ABSTRACT
Introduction
Artificial intelligence (AI) has seen a massive resurgence in recent years with wide successes in computer vision, natural language processing, and games. The similar creation of robust and accurate AI models for ADME/Tox endpoint and activity prediction would be revolutionary to drug discovery pipelines. There have been numerous demonstrations of successful applications, but a key challenge remains: how generalizable are these predictive models?
Areas covered
The authors present a summary of current promising components of AI models in the context of early drug discovery where ADME/Tox endpoint and activity prediction is the main driver of the iterative drug design process. Following that is a review of applicability domains and dataset construction considerations which determine generalizability bottlenecks for AI deployment. Further reviewed is the role of promising learning frameworks – multitask, transfer, and meta learning – which leverage auxiliary data to overcome issues of generalizability.
Expert opinion
The authors conclude that the most promising direction toward integrating reliable and informative AI models into the drug discovery pipeline is a conjunction of learned feature representations, deep learning, and novel learning frameworks. Such a solution would address the sparse and incomplete datasets that are available for key endpoints related to drug discovery.
Acknowledgments
The authors thank Dr S Szalma (Takeda Global Head of Computational Biology), Dr. L Hamann (Takeda Head of Drug Discovery Sciences), and Professor I Tsigelny (San Diego Supercomputer Center) for their critical reading of the manuscript.
Declaration of interest
SS Bahmanyar and JC Baber are both employees of Takeda Pharmaceuticals. The authors have no other relevant affiliations or financial involvement with any organization or entity with a financial interest in or financial conflict with the subject matter or materials discussed in the manuscript apart from those disclosed.
Reviewer disclosures
Peer reviewers on this manuscript have no relevant financial or other relationships to disclose.
Article highlights
Harnessing computational power to make predictions based on data, AI is an effective technique and has proven itself in other domains and is poised to do the same to drug discovery.

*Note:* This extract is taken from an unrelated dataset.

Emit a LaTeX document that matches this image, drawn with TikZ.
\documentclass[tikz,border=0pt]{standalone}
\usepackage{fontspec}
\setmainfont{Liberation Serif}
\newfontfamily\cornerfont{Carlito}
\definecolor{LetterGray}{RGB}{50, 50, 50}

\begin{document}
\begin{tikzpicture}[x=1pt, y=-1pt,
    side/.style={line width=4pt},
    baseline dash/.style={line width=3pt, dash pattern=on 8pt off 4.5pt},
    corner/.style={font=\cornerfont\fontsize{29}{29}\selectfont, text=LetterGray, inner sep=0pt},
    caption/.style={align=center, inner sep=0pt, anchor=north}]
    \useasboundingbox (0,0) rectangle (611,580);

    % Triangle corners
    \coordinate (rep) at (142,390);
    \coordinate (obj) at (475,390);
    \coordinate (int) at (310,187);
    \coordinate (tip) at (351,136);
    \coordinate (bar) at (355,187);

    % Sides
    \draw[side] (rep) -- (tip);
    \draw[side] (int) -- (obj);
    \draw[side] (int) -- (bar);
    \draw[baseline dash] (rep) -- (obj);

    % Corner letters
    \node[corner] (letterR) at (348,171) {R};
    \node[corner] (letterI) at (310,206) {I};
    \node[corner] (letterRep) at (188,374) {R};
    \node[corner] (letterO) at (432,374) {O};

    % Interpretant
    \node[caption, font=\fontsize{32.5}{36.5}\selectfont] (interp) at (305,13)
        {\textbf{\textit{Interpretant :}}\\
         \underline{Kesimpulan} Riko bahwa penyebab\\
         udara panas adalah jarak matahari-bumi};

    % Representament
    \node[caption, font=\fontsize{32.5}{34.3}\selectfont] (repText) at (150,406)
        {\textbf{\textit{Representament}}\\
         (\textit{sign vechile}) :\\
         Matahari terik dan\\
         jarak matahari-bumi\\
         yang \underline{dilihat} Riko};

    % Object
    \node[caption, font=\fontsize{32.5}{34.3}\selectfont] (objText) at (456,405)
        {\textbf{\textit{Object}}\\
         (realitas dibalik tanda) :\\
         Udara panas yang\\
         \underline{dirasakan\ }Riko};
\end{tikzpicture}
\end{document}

AI models that make robust in silico predictions for activities and ADME/Tox endpoints can help make the drug candidate selection more efficient and cost effective, delivering safe and efficacious medicines for the patient.
The main challenge to creating accurate and applicable AI models is that the available experimental data is heterogenous, noisy, and sparse, so appropriate data curation and data collection is of the utmost importance.
Ultimately, the ability of AI models to become more generalizable to novel situations is the only solution to keep up with the fast-paced and dynamic nature of drug discovery.
The most promising, generalizable AI models utilize deep learning on learned feature representations, integrated under learning frameworks which allow models to aggregate information from similar but distinct ADME/Tox endpoint and activity prediction tasks.
This box summarizes key points contained in the article.